Williams’ passion was adaptive aquatics, a type of therapy first developed for disabled veterans returning from the Second World War. In the water, he overcame physical challenges that limited him on land, earning him a place at the International Swimming Hall of Fame, as the namesake of its International Adapted Aquatics Award, and helping him to become a mentor to many others.
Williams died Nov. 25, 2015 in San Diego. He was 70.
“He always believed he was put on Earth to inspire other people, to be happy,” said his brother, Grant Williams. “His cards said, ‘Be Happy, John Williams, Adaptive Aquatics Instructor.’ The idea was that if he, with all of his challenges, could manage to be happy, there’s no reason anyone else should be unhappy.
“He inspired me.”
Though cerebral palsy made it difficult for Williams to walk, it did not diminish his cognitive abilities, and he resented any assumptions that he was mentally impaired. For a time, Williams managed a bookstore in Virginia, and later he earned an associate’s degree and then a bachelor’s in recreational management from San Diego State University — a dream of his that he accomplished in his 50s after at least a decade of work.
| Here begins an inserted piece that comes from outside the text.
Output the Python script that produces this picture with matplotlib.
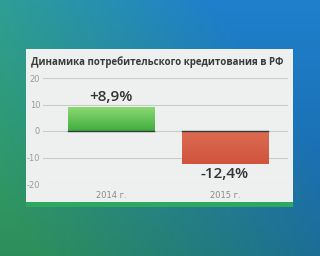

Aquatics transformed his life, making him a living testament to the power of water. “Swimming was probably the first thing that he could really claim as something he excelled in, and something that made him more of an important person,” Grant said. “There was a whole world of adaptive aquatics in which John Williams was very important, well known to a lot of people across the country. It was huge.”
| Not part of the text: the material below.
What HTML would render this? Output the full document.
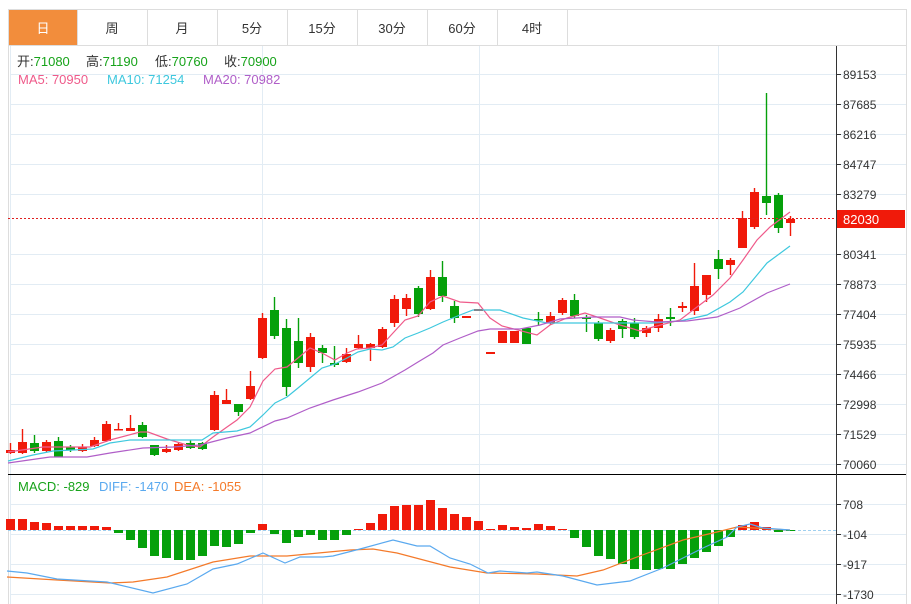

Grace underwater he was not. “It’s not like he ever had a smooth Australian crawl or anything,” his brother said. “He looked like a helicopter that had been downed in the water. His feet were thrashing, his arms were thrashing.”
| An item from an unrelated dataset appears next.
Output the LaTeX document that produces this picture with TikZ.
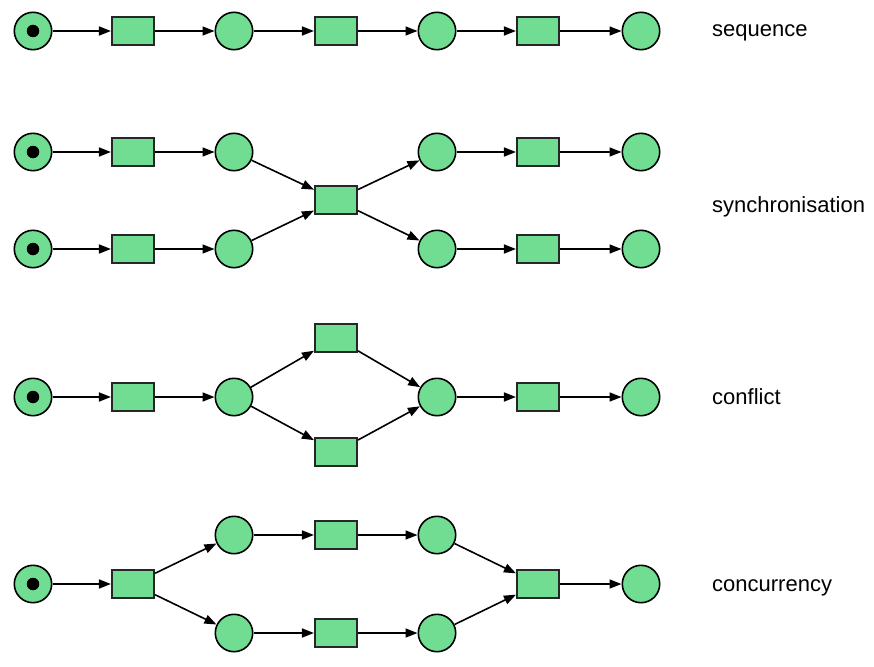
\documentclass[tikz,border=0pt]{standalone}
\usepackage{fontspec}
\setmainfont{Liberation Sans}
\usetikzlibrary{arrows.meta}
\definecolor{petri}{RGB}{112,221,147}
\tikzset{
  place/.style={circle,draw=black,fill=petri,line width=1.6pt,minimum size=37.4pt,inner sep=0pt},
  trans/.style={rectangle,draw=black!85,fill=petri,line width=1.6pt,minimum width=42.5pt,minimum height=27.5pt,inner sep=0pt},
  token/.style={circle,fill=black,minimum size=12.5pt,inner sep=0pt},
  arc/.style={line width=1.6pt,-{Triangle[length=12pt,width=9pt]}},
  lbl/.style={anchor=base west,font=\fontsize{22}{24}\selectfont,inner sep=0pt}
}
\begin{document}
\begin{tikzpicture}[x=1pt,y=-1pt]
\useasboundingbox (0,0) rectangle (874,666);
% ---------- sequence ----------
\node[place] (a1) at (33,31) {};
\node[token] (a1t) at (33,31) {};
\node[trans] (a2) at (133,31) {};
\node[place] (a3) at (234,31) {};
\node[trans] (a4) at (336,31) {};
\node[place] (a5) at (437,31) {};
\node[trans] (a6) at (538,31) {};
\node[place] (a7) at (641,31) {};
\draw[arc] (a1) -- (a2);
\draw[arc] (a2) -- (a3);
\draw[arc] (a3) -- (a4);
\draw[arc] (a4) -- (a5);
\draw[arc] (a5) -- (a6);
\draw[arc] (a6) -- (a7);
\node[lbl] (la) at (712,37) {sequence};
% ---------- synchronisation ----------
\node[place] (b1) at (33,152) {};
\node[token] (b1t) at (33,152) {};
\node[trans] (b2) at (133,152) {};
\node[place] (b3) at (234,152) {};
\node[place] (c1) at (33,249) {};
\node[token] (c1t) at (33,249) {};
\node[trans] (c2) at (133,249) {};
\node[place] (c3) at (234,249) {};
\node[trans] (s) at (336,200) {};
\node[place] (b5) at (437,152) {};
\node[trans] (b6) at (538,152) {};
\node[place] (b7) at (641,152) {};
\node[place] (c5) at (437,249) {};
\node[trans] (c6) at (538,249) {};
\node[place] (c7) at (641,249) {};
\draw[arc] (b1) -- (b2);
\draw[arc] (b2) -- (b3);
\draw[arc] (c1) -- (c2);
\draw[arc] (c2) -- (c3);
\draw[arc] (b3) -- (s);
\draw[arc] (c3) -- (s);
\draw[arc] (s) -- (b5);
\draw[arc] (s) -- (c5);
\draw[arc] (b5) -- (b6);
\draw[arc] (b6) -- (b7);
\draw[arc] (c5) -- (c6);
\draw[arc] (c6) -- (c7);
\node[lbl] (lb) at (712,212) {synchronisation};
% ---------- conflict ----------
\node[place] (d1) at (33,397) {};
\node[token] (d1t) at (33,397) {};
\node[trans] (d2) at (133,397) {};
\node[place] (d3) at (234,397) {};
\node[trans] (du) at (336,338) {};
\node[trans] (dl) at (336,452) {};
\node[place] (d5) at (437,397) {};
\node[trans] (d6) at (538,397) {};
\node[place] (d7) at (641,397) {};
\draw[arc] (d1) -- (d2);
\draw[arc] (d2) -- (d3);
\draw[arc] (d3) -- (du);
\draw[arc] (d3) -- (dl);
\draw[arc] (du) -- (d5);
\draw[arc] (dl) -- (d5);
\draw[arc] (d5) -- (d6);
\draw[arc] (d6) -- (d7);
\node[lbl] (lc) at (712,404) {conflict};
% ---------- concurrency ----------
\node[place] (e1) at (33,584) {};
\node[token] (e1t) at (33,584) {};
\node[trans] (e2) at (133,584) {};
\node[place] (eu3) at (234,535) {};
\node[trans] (eu4) at (336,535) {};
\node[place] (eu5) at (437,535) {};
\node[place] (el3) at (234,633) {};
\node[trans] (el4) at (336,633) {};
\node[place] (el5) at (437,633) {};
\node[trans] (e6) at (538,584) {};
\node[place] (e7) at (641,584) {};
\draw[arc] (e1) -- (e2);
\draw[arc] (e2) -- (eu3);
\draw[arc] (e2) -- (el3);
\draw[arc] (eu3) -- (eu4);
\draw[arc] (eu4) -- (eu5);
\draw[arc] (el3) -- (el4);
\draw[arc] (el4) -- (el5);
\draw[arc] (eu5) -- (e6);
\draw[arc] (el5) -- (e6);
\draw[arc] (e6) -- (e7);
\node[lbl] (ld) at (712,591) {concurrency};
\end{tikzpicture}
\end{document}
Yet Williams was committed to showing others it simply didn’t matter. At one point, he volunteered at a camp for disabled children in San Diego called Camp Able. His brother recalled that Williams would ride his Omega motorized scooter to the parking area to greet children when they first arrived by bus. He would clamber out of his scooter and go down to the water’s edge, with puzzled youngsters looking on and other camp counselors feigning alarm.
“He’d splash into the water, and with his arms going in all directions, he’d get himself all the way across the bay, a couple of hundred yards, and turn around and swim back,” Grant said. “By that time the kids had figured out he wasn’t going to drown. He’d come out of the water and amble back to the Omega.”
Williams was the first recipient of ISHOF’s award for his specialty, which was subsequently called the John K. Williams Jr. International Adapted Aquatics Award. He remained active on the organization’s advisory board, in addition to writing and mentoring others. In going through his brother’s papers, Grant came across 10-year strategic plans for developing national adaptive aquatic programs that Williams had written.
For all of that, it was a pure joy of swimming that made the most difference in Williams' life. Initially afraid of the water, he came to learn it was his most important ally. “I could walk!” he stated in a letter to the Hall of Fame. “I could dance. I could stand on one foot. It was like flying.”
In lieu of flowers, contributions to the San Diego Chapter of United Cerebral Palsy Society are requested.